The lines from the top of the material through the line with "import pandas as pd" are to be set down exactly. Leave the pictures out.

==== Recorded information ====

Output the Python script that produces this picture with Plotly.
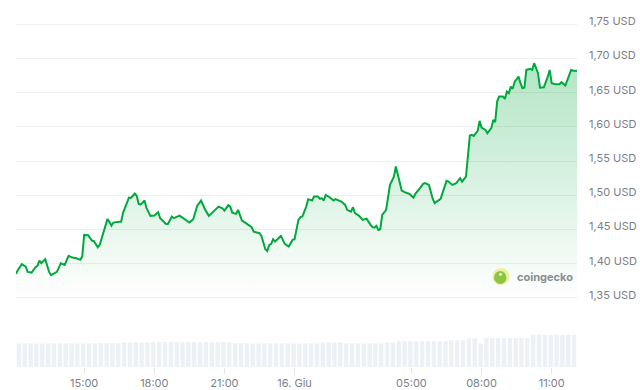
import plotly.graph_objects as go
import pandas as pd

# ---------------- data ----------------
PRICE_TIMES = [
    "12:05","12:10","12:20","12:30","12:35","12:45","12:55","13:00","13:05","13:10",
    "13:20","13:25","13:30","13:35","13:45","13:50","14:00","14:10","14:20","14:30",
    "14:40","14:50","14:55","15:00","15:10","15:20","15:25","15:35","15:40","15:50",
    "16:00","16:10","16:15","16:35","16:40","16:55","17:00","17:10","17:15","17:20",
    "17:25","17:35","17:40","17:50","18:00","18:10","18:15","18:30","18:35","18:45",
    "18:50","19:05","19:15","19:20","19:30","19:40","19:50","20:00","20:10","20:20",
    "20:35","20:45","20:55","21:00","21:10","21:15","21:20","21:30","21:35","21:45",
    "21:55","22:10","22:15","22:30","22:35","22:45","22:50","22:55","23:00","23:05",
    "23:10","23:25","23:35","23:45","23:55","00:00","00:10","00:15","00:20","00:30",
    "00:35","00:45","00:50","01:00","01:05","01:10","01:15","01:20","01:30","01:40",
    "01:45","02:00","02:10","02:15","02:25","02:30","02:35","02:45","02:55","03:05",
    "03:15","03:20","03:25","03:30","03:35","03:40","03:45","03:55","04:05","04:10",
    "04:15","04:20","04:30","04:35","04:45","04:55","05:05","05:10","05:20","05:30",
    "05:35","05:45","05:55","06:00","06:05","06:15","06:30","06:35","06:45","06:55",
    "07:05","07:10","07:20","07:30","07:35","07:40","07:50","07:55","08:00","08:10",
    "08:15","08:25","08:30","08:35","08:40","08:45","08:55","09:00","09:05","09:10",
    "09:15","09:20","09:25","09:35","09:40","09:45","09:50","09:55","10:05","10:10",
    "10:15","10:25","10:30","10:40","10:50","10:55","11:00","11:10","11:20","11:25",
    "11:35","11:45","11:50","11:55","12:05",
]

PRICES = [
    1.3851,1.3909,1.3993,1.3958,1.3880,1.3870,1.3949,1.3968,1.4045,1.4007,
    1.4066,1.3958,1.3880,1.3832,1.3870,1.3880,1.4007,1.3982,1.4114,1.4089,
    1.4080,1.4056,1.4104,1.4421,1.4417,1.4338,1.4329,1.4241,1.4275,1.4480,
    1.4655,1.4557,1.4601,1.4616,1.4747,1.4966,1.4962,1.5025,1.4991,1.4874,
    1.4864,1.4923,1.4811,1.4699,1.4703,1.4753,1.4665,1.4582,1.4582,1.4689,
    1.4665,1.4703,1.4665,1.4651,1.4601,1.4651,1.4845,1.4923,1.4797,1.4699,
    1.4787,1.4835,1.4811,1.4776,1.4855,1.4835,1.4747,1.4728,1.4787,1.4630,
    1.4592,1.4534,1.4469,1.4446,1.4406,1.4212,1.4187,1.4275,1.4289,1.4358,
    1.4323,1.4406,1.4289,1.4250,1.4348,1.4358,1.4640,1.4680,1.4689,1.4835,
    1.4943,1.4923,1.4981,1.4981,1.4947,1.4958,1.4923,1.5006,1.4972,1.4923,
    1.4943,1.4908,1.4860,1.4787,1.4762,1.4826,1.4738,1.4703,1.4640,1.4659,
    1.4567,1.4534,1.4528,1.4553,1.4494,1.4504,1.4713,1.4787,1.5152,1.5211,
    1.5273,1.5420,1.5200,1.5069,1.5040,1.5020,1.4966,1.5020,1.5089,1.5167,
    1.5177,1.5152,1.4943,1.4885,1.4908,1.4947,1.5211,1.5200,1.5152,1.5177,
    1.5250,1.5200,1.5273,1.5873,1.5883,1.5868,1.5942,1.6088,1.5990,1.5956,
    1.5908,1.5981,1.6102,1.6069,1.6370,1.6443,1.6443,1.6409,1.6516,1.6493,
    1.6589,1.6556,1.6662,1.6735,1.6639,1.6566,1.6575,1.6833,1.6848,1.6833,
    1.6931,1.6785,1.6575,1.6580,1.6735,1.6833,1.6639,1.6624,1.6624,1.6653,
    1.6604,1.6760,1.6833,1.6819,1.6819,
]

# 24h volume (millions USD), one value per 15-minute bar
VOLUMES = [
    50.0,50.0,50.0,50.0,50.0,50.0,50.0,50.0,50.0,50.0,50.0,50.0,50.0,50.0,
    50.5,50.5,50.5,50.5,
    52.0,52.0,52.0,52.0,52.0,
    53.3,53.3,53.3,53.3,53.3,53.3,
    52.6,52.6,52.6,52.6,52.6,52.6,52.6,52.6,
    50.5,50.5,
    50.0,50.0,50.0,50.0,50.0,50.0,50.0,50.0,50.0,50.0,50.0,50.0,50.0,
    52.0,52.0,52.0,52.0,
    50.0,50.0,50.0,50.0,50.0,50.0,50.0,
    52.0,52.0,
    54.8,54.8,54.8,54.8,54.8,54.8,54.8,54.8,54.8,
    56.9,56.9,56.9,
    60.5,60.5,
    50.0,
    61.8,61.8,61.8,61.8,61.8,61.8,61.8,61.8,
    69.0,69.0,69.0,69.0,69.0,69.0,69.0,69.0,
]

START = "2024-06-15 12:05"
END = "2024-06-16 12:05"
TICK_TIMES = ["2024-06-15 15:00", "2024-06-15 18:00", "2024-06-15 21:00",
              "2024-06-16 00:00", "2024-06-16 05:00", "2024-06-16 08:00",
              "2024-06-16 11:00"]
TICK_TEXT = ["15:00", "18:00", "21:00", "16. Giu", "05:00", "08:00", "11:00"]
PRICE_TICKS = [1.35, 1.40, 1.45, 1.50, 1.55, 1.60, 1.65, 1.70, 1.75]
PRICE_TICK_TEXT = ["1,35 USD", "1,40 USD", "1,45 USD", "1,50 USD", "1,55 USD",
                   "1,60 USD", "1,65 USD", "1,70 USD", "1,75 USD"]

# ---------------- build datetimes ----------------
stamps = []
day = 15
prev = None
for t in PRICE_TIMES:
    if prev is not None and t < prev:
        day = 16
    stamps.append(pd.Timestamp(f"2024-06-{day:02d} {t}"))
    prev = t

vol_times = pd.date_range(pd.Timestamp(START) + pd.Timedelta(minutes=7.5),
                          periods=len(VOLUMES), freq="15min")

GREEN = "#00a83e"
GRAY_TXT = "#7b8089"

fig = go.Figure()

fig.add_trace(go.Bar(
    x=vol_times, y=VOLUMES, yaxis="y2",
    marker=dict(color="#edf0f4", line=dict(width=0)),
    hoverinfo="skip",
))

fig.add_trace(go.Scatter(
    x=stamps, y=PRICES, mode="lines",
    line=dict(color=GREEN, width=2),
    fill="tozeroy",
    fillgradient=dict(
        type="vertical",
        colorscale=[[0, "rgba(0,168,62,0)"], [1, "rgba(0,168,62,0.30)"]],
        start=1.345, stop=max(PRICES),
    ),
    hoverinfo="skip",
))

# coingecko watermark
LOGO_X = (501 - 16) / 561
LOGO_Y = (367 - 276.5) / 367
shapes = [
    dict(type="circle", xref="paper", yref="paper", xsizemode="pixel", ysizemode="pixel",
         xanchor=LOGO_X, yanchor=LOGO_Y, x0=-8.5, x1=8.5, y0=-8.5, y1=8.5,
         fillcolor="#eef0a0", line=dict(width=0), layer="above"),
    dict(type="circle", xref="paper", yref="paper", xsizemode="pixel", ysizemode="pixel",
         xanchor=LOGO_X, yanchor=LOGO_Y, x0=-7, x1=5.5, y0=-7.5, y1=5.5,
         fillcolor="#8cc640", line=dict(width=0), layer="above"),
    dict(type="circle", xref="paper", yref="paper", xsizemode="pixel", ysizemode="pixel",
         xanchor=LOGO_X, yanchor=LOGO_Y, x0=-1.8, x1=0.8, y0=0.8, y1=3.4,
         fillcolor="#ffffff", line=dict(width=0), layer="above"),
]

fig.update_layout(
    width=640, height=390,
    margin=dict(l=16, r=63, t=0, b=23),
    paper_bgcolor="white", plot_bgcolor="white",
    showlegend=False, bargap=0.25,
    font=dict(family="Inter, Open Sans, sans-serif", size=11, color=GRAY_TXT),
    xaxis=dict(
        type="date", range=[START, END], anchor="y2",
        tickvals=TICK_TIMES, ticktext=TICK_TEXT,
        showgrid=False, zeroline=False, showline=False,
        ticks="outside", ticklen=6, tickcolor="#e3e5e8",
        tickfont=dict(size=11, color=GRAY_TXT),
    ),
    yaxis=dict(
        domain=[0.179, 1], range=[1.345, 1.7855], side="right", anchor="x",
        tickvals=PRICE_TICKS, ticktext=PRICE_TICK_TEXT,
        showgrid=True, gridcolor="#efefef", gridwidth=1,
        zeroline=False, showline=False, ticks="",
        ticklabelstandoff=11, ticklabelshift=-3,
        tickfont=dict(size=11, color=GRAY_TXT),
    ),
    yaxis2=dict(
        domain=[0, 0.179], range=[0, 140], visible=False,
        anchor="x", showgrid=False, zeroline=False,
    ),
    shapes=shapes,
    annotations=[dict(
        text="<b>coingecko</b>", xref="paper", yref="paper",
        x=(515 - 16) / 561, y=LOGO_Y, xanchor="left", yanchor="middle",
        showarrow=False, font=dict(size=11, color="#8a8d91",
                                   family="Inter, Open Sans, sans-serif"),
    )],
)

fig.write_html("out.html")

====

__Solved problem__:
Output the Python script that produces this picture with Plotly.
import plotly.graph_objects as go
import pandas as pd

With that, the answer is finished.